High-level policy talks between Pakistan and the IMF began on May 19 in Islamabad but ended without a conclusive agreement. As a result, the government has postponed its federal budget announcement to June 10.

In a statement, IMF Mission Chief Nathan Porter described the talks as “constructive” and said negotiations would continue to reach consensus on the FY2026 budget. “Discussions focused on enhancing revenue through improved compliance and a broader tax base, while also prioritising expenditure,” he noted.

Porter confirmed that the talks also addressed reforms under the \$7 billion Extended Fund Facility (EFF) and the 2025 Resilience and Sustainability Facility (RSF). “The authorities reaffirmed their commitment to fiscal consolidation while safeguarding social and priority spending, aiming for a primary surplus of 1.6% of GDP in FY2026,” he added.

Key topics included economic performance, budget strategies, and structural reforms, particularly in the energy sector. Discussions emphasized making the power sector financially viable and reducing its high-cost structure to support sustainable growth.

The IMF stressed the importance of maintaining a tight and data-driven monetary policy to contain inflation within the central bank’s target of 5–7%. Porter also highlighted the need to rebuild foreign exchange reserves and allow greater exchange rate flexibility to bolster resilience against external shocks.

The IMF appreciated the government’s cooperation and reaffirmed its commitment to continued engagement. The next formal IMF mission is expected in the second half of 2025 for further EFF and RSF reviews.

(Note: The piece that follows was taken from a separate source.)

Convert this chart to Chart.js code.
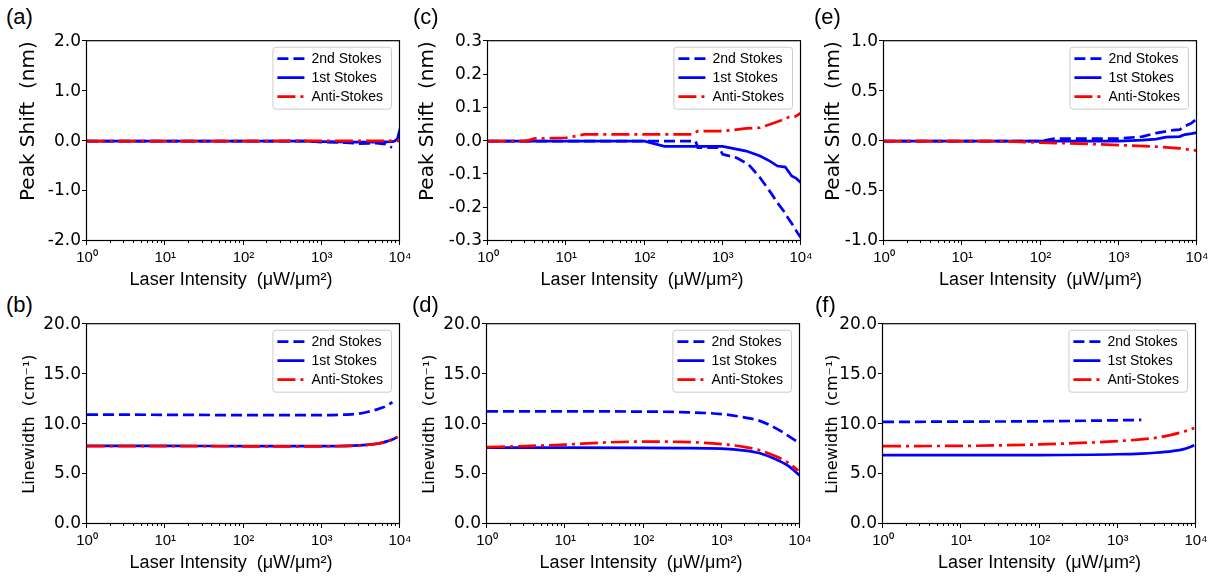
<!DOCTYPE html>
<html lang="en">
<head>
<meta charset="UTF-8">
<title>Peak shift and linewidth vs laser intensity</title>
<script src="https://cdn.jsdelivr.net/npm/chart.js"></script>
<style>
    body {
        margin: 0;
        width: 1223px;
        height: 583px;
        position: relative;
        overflow: hidden;
        background: #fff;
        font-family: 'Liberation Sans', Arial, sans-serif;
    }
    canvas { position: absolute; }
    .tag {
        position: absolute;
        font-size: 22px;
        line-height: 22px;
        color: #000;
    }
</style>
</head>
<body>
<script>
// ---- data ----
const seriesNames = ['2nd Stokes', '1st Stokes', 'Anti-Stokes'];
const xMajorTicks = [1, 10, 100, 1000, 10000];
const xTickLabels = ['10\u2070', '10\u00b9', '10\u00b2', '10\u00b3', '10\u2074'];
const yTicksA = [-2, -1, 0, 1, 2];
const yTicksC = [-0.3, -0.2, -0.1, 0, 0.1, 0.2, 0.3];
const yTicksE = [-1, -0.5, 0, 0.5, 1];
const yTicksWidth = [0, 5, 10, 15, 20];

// (a) peak shift
const aX2 = [1, 600, 1000, 2000, 3000, 5000, 6500, 7900];
const aY2 = [0, 0, -0.02, -0.03, -0.05, -0.04, -0.06, -0.13];
const aX1 = [1, 600, 1000, 3000, 5000, 8000, 8600, 9300, 10000];
const aY1 = [0, 0, -0.01, -0.02, -0.02, -0.01, 0, 0.05, 0.25];
const aXA = [1, 100, 1000, 10000];
const aYA = [0, 0, 0.005, 0.005];

// (b) linewidth
const bX2 = [1, 10, 100, 1000, 2000, 3000, 4000, 5000, 6000, 7000, 8000];
const bY2 = [10.95, 10.93, 10.9, 10.9, 10.95, 11.05, 11.25, 11.45, 11.65, 11.9, 12.2];
const bX1 = [1, 10, 100, 1000, 2000, 3000, 4000, 5000, 6000, 7000, 8000, 9300];
const bY1 = [7.82, 7.82, 7.8, 7.8, 7.82, 7.87, 7.95, 8.03, 8.15, 8.3, 8.45, 8.72];
const bXA = [1, 10, 100, 1000, 2000, 3000, 4000, 5000, 6000, 7000, 8000, 9300];
const bYA = [7.8, 7.8, 7.78, 7.78, 7.8, 7.85, 7.93, 8.02, 8.14, 8.3, 8.46, 8.74];

// (c) peak shift
const cX2 = [1, 450, 480, 900, 1000, 1500, 2140, 3000, 4250, 5000, 6000, 7000, 8000, 9000, 10000];
const cY2 = [0, 0, -0.02, -0.02, -0.04, -0.05, -0.07, -0.11, -0.16, -0.185, -0.21, -0.235, -0.255, -0.275, -0.29];
const cX1 = [1, 100, 180, 1000, 2000, 3000, 4000, 5000, 6300, 7600, 8700, 10000];
const cY1 = [0, 0, -0.016, -0.016, -0.03, -0.045, -0.06, -0.075, -0.078, -0.105, -0.112, -0.125];
const cXA = [1, 3, 4, 10, 17, 400, 480, 1000, 2000, 3000, 5000, 6000, 7000, 8500, 10000];
const cYA = [0, 0, 0.008, 0.01, 0.02, 0.02, 0.03, 0.03, 0.038, 0.04, 0.058, 0.065, 0.072, 0.074, 0.085];

// (d) linewidth
const dX2 = [1, 10, 100, 300, 1000, 2000, 3000, 5000, 7000, 10000];
const dY2 = [11.27, 11.27, 11.25, 11.2, 11.0, 10.65, 10.35, 9.55, 8.85, 8.05];
const dX1 = [1, 10, 100, 300, 1000, 2000, 3000, 5000, 7000, 10000];
const dY1 = [7.64, 7.64, 7.62, 7.6, 7.55, 7.35, 7.1, 6.45, 5.85, 4.84];
const dXA = [1, 3, 10, 30, 100, 300, 1000, 2000, 3000, 5000, 7000, 9500];
const dYA = [7.7, 7.8, 7.95, 8.15, 8.25, 8.22, 8.0, 7.7, 7.4, 6.75, 6.15, 5.35];

// (e) peak shift
const eX2 = [1, 100, 150, 1000, 2000, 3000, 5000, 6000, 7000, 8500, 10000];
const eY2 = [0, 0, 0.025, 0.025, 0.045, 0.08, 0.11, 0.115, 0.15, 0.18, 0.225];
const eX1 = [1, 1000, 2000, 3000, 4000, 6000, 7000, 8500, 10000];
const eY1 = [0, 0, 0.01, 0.02, 0.04, 0.045, 0.065, 0.075, 0.085];
const eXA = [1, 30, 100, 300, 1000, 3000, 6000, 10000];
const eYA = [0, 0, -0.015, -0.025, -0.04, -0.055, -0.072, -0.096];

// (f) linewidth
const fX2 = [1, 10, 100, 1000, 2000];
const fY2 = [10.22, 10.25, 10.28, 10.38, 10.42];
const fX1 = [1, 10, 100, 1000, 2000, 3000, 5000, 7000, 9500];
const fY1 = [6.89, 6.89, 6.9, 6.98, 7.05, 7.13, 7.3, 7.5, 7.87];
const fXA = [1, 10, 100, 1000, 3000, 5000, 7000, 9500];
const fYA = [7.8, 7.82, 7.97, 8.3, 8.62, 8.95, 9.25, 9.6];

// ---- layout / styling ----
const ARIAL = "'Liberation Sans', Arial, sans-serif";
const DEJAVU = "'DejaVu Sans', sans-serif";
const PAD_T = 14, PAD_R = 22, X_AXIS_H = 50, PLOT_W = 313, PLOT_H = 202;
const xTitle = 'Laser Intensity  (\u03bcW/\u03bcm\u00b2)';
const shiftTitle = 'Peak Shift  (nm)';
const widthTitle = 'Linewidth  (cm\u207b\u00b9)';

// later series sit on top, like the original plot order
const lineStyles = [
    { color: '#0000ff', dash: [11, 5], order: 2 },
    { color: '#0000ff', dash: [], order: 1 },
    { color: '#ff0000', dash: [18, 5, 3, 5], order: 0 }
];

// minor ticks at 2..9 of every decade
const xAllTicks = [];
xMajorTicks.forEach((m, i) => {
    if (i === xMajorTicks.length - 1) { xAllTicks.push(m); return; }
    for (let k = 1; k <= 9; k++) xAllTicks.push(m * k);
});

const panels = [
    { tag: '(a)', tagX: 6, tagY: 6, left: 87, top: 39, yw: 70, ticks: yTicksA, title: shiftTitle, row: 0, smooth: false, xPad: 5,
      xs: [aX2, aX1, aXA], ys: [aY2, aY1, aYA] },
    { tag: '(c)', tagX: 413, tagY: 6, left: 488, top: 39, yw: 72, ticks: yTicksC, title: shiftTitle, row: 0, smooth: false, xPad: 1,
      xs: [cX2, cX1, cXA], ys: [cY2, cY1, cYA] },
    { tag: '(e)', tagX: 814, tagY: 6, left: 884, top: 39, yw: 62, ticks: yTicksE, title: shiftTitle, row: 0, smooth: false, xPad: 0,
      xs: [eX2, eX1, eXA], ys: [eY2, eY1, eYA] },
    { tag: '(b)', tagX: 6, tagY: 294, left: 87, top: 322, yw: 67, ticks: yTicksWidth, title: widthTitle, row: 1, smooth: true, xPad: 5,
      xs: [bX2, bX1, bXA], ys: [bY2, bY1, bYA] },
    { tag: '(d)', tagX: 412, tagY: 294, left: 487, top: 322, yw: 67, ticks: yTicksWidth, title: widthTitle, row: 1, smooth: true, xPad: 1,
      xs: [dX2, dX1, dXA], ys: [dY2, dY1, dYA] },
    { tag: '(f)', tagX: 815, tagY: 294, left: 883, top: 322, yw: 60, ticks: yTicksWidth, title: widthTitle, row: 1, smooth: true, xPad: 0,
      xs: [fX2, fX1, fXA], ys: [fY2, fY1, fYA] }
];

// matplotlib-like legend box in the upper right of the axes
const legendFrame = {
    id: 'legendFrame',
    afterLayout(chart) {
        const lg = chart.legend, a = chart.chartArea;
        const o = lg.options.labels;
        const fs = o.font.size;
        chart.ctx.font = fs + 'px ' + o.font.family;
        const tw = Math.max(...lg.legendItems.map(it => chart.ctx.measureText(it.text).width));
        const w = o.padding + o.pointStyleWidth + fs / 2 + tw + 8;
        lg.left = a.right - 9 - w;
        lg.right = lg.left + w;
        lg.width = w;
        lg.top = a.top + 5.5;
        lg.bottom = a.bottom;
        lg._frameH = lg.legendItems.length * (fs + o.padding) + o.padding;
    },
    beforeDraw(chart) {
        const lg = chart.legend, ctx = chart.ctx;
        ctx.save();
        ctx.beginPath();
        ctx.roundRect(lg.left + 0.5, lg.top + 0.5, lg.width, lg._frameH, 3);
        ctx.fillStyle = '#ffffff';
        ctx.fill();
        ctx.strokeStyle = '#cccccc';
        ctx.lineWidth = 1;
        ctx.stroke();
        ctx.restore();
    }
};

// axes box and outward tick marks
const axesFrame = {
    id: 'axesFrame',
    afterDraw(chart) {
        const { ctx, chartArea: a, scales: { x, y } } = chart;
        ctx.save();
        ctx.strokeStyle = '#000';
        ctx.lineWidth = 1;
        ctx.beginPath();
        x.ticks.forEach(t => {
            const px = Math.round(x.getPixelForValue(t.value)) - 0.5;
            const len = xMajorTicks.includes(t.value) ? 4 : 2;
            ctx.moveTo(px, a.bottom);
            ctx.lineTo(px, a.bottom + len);
        });
        y.ticks.forEach(t => {
            const py = Math.round(y.getPixelForValue(t.value)) - 0.5;
            ctx.moveTo(a.left - 5, py);
            ctx.lineTo(a.left, py);
        });
        ctx.stroke();
        ctx.lineWidth = 1.2;
        ctx.strokeRect(a.left - 0.5, a.top - 0.5, a.right - a.left, a.bottom - a.top);
        ctx.restore();
    }
};

function legendLabels(chart) {
    // point-style legend items lose the dash, so take it from the dataset
    return Chart.defaults.plugins.legend.labels.generateLabels(chart).map(item => {
        const ds = chart.data.datasets[item.datasetIndex];
        item.lineDash = ds.borderDash;
        item.lineWidth = ds.borderWidth;
        item.strokeStyle = ds.borderColor;
        return item;
    });
}

panels.forEach(p => {
    const tag = document.createElement('div');
    tag.className = 'tag';
    tag.style.left = p.tagX + 'px';
    tag.style.top = p.tagY + 'px';
    tag.textContent = p.tag;
    document.body.appendChild(tag);

    const canvas = document.createElement('canvas');
    canvas.width = p.yw + PLOT_W + PAD_R;
    canvas.height = PAD_T + PLOT_H + X_AXIS_H;
    canvas.style.left = (p.left - p.yw) + 'px';
    canvas.style.top = (p.top - PAD_T) + 'px';
    document.body.appendChild(canvas);

    const datasets = seriesNames.map((name, i) => ({
        label: name,
        data: p.xs[i].map((xv, j) => ({ x: xv, y: p.ys[i][j] })),
        order: lineStyles[i].order,
        borderColor: lineStyles[i].color,
        backgroundColor: lineStyles[i].color,
        borderDash: lineStyles[i].dash,
        borderWidth: 2.7,
        borderCapStyle: 'butt',
        pointRadius: 0,
        tension: 0,
        cubicInterpolationMode: p.smooth ? 'monotone' : 'default',
        fill: false
    }));

    new Chart(canvas, {
        type: 'line',
        data: { datasets },
        options: {
            responsive: false,
            animation: false,
            devicePixelRatio: 1,
            layout: { padding: { top: PAD_T, right: PAD_R, left: 0, bottom: 0 } },
            plugins: {
                tooltip: { enabled: false },
                legend: {
                    position: 'chartArea',
                    align: 'start',
                    labels: {
                        usePointStyle: true,
                        pointStyle: 'line',
                        pointStyleWidth: 27,
                        padding: 5,
                        color: '#000',
                        font: { family: ARIAL, size: 14 },
                        generateLabels: legendLabels,
                        sort: (a, b) => a.datasetIndex - b.datasetIndex
                    }
                }
            },
            scales: {
                x: {
                    type: 'logarithmic',
                    min: 1,
                    max: 10000,
                    grid: { display: false, drawTicks: false },
                    border: { display: false },
                    afterBuildTicks: s => { s.ticks = xAllTicks.map(v => ({ value: v })); },
                    afterFit: s => { s.height = X_AXIS_H; },
                    ticks: {
                        autoSkip: false,
                        maxRotation: 0,
                        padding: 8,
                        color: '#000',
                        font: { family: ARIAL, size: 15 },
                        callback: v => {
                            const i = xMajorTicks.indexOf(v);
                            return i >= 0 ? xTickLabels[i] : '';
                        }
                    },
                    title: {
                        display: true,
                        text: xTitle + '\u00a0'.repeat(p.xPad),
                        color: '#000',
                        padding: 0,
                        font: { family: ARIAL, size: 18 }
                    }
                },
                y: {
                    type: 'linear',
                    min: p.ticks[0],
                    max: p.ticks[p.ticks.length - 1],
                    grid: { display: false, drawTicks: false },
                    border: { display: false },
                    afterBuildTicks: s => { s.ticks = p.ticks.map(v => ({ value: v })); },
                    afterFit: s => { s.width = p.yw; },
                    ticks: {
                        padding: 6,
                        color: '#000',
                        font: { family: DEJAVU, size: 17 },
                        callback: v => v.toFixed(1)
                    },
                    title: {
                        display: true,
                        text: p.title,
                        color: '#000',
                        padding: 0,
                        align: p.row === 0 ? 'end' : 'center',
                        font: { family: DEJAVU, size: p.row === 0 ? 20 : 16 }
                    }
                }
            }
        },
        plugins: [legendFrame, axesFrame]
    });
});
</script>
</body>
</html>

According to sources, defence allocations remain a sticking point in budget discussions. The government has ruled out an increase in the petroleum levy for now but is considering a phased carbon levy to meet RSF commitments. Relief for salaried individuals, real estate reforms, and expenditure controls are also under discussion, contingent on the identification of alternative resources.

The revised budget timeline will include a thorough parliamentary debate and committee review to ensure passage before June 30.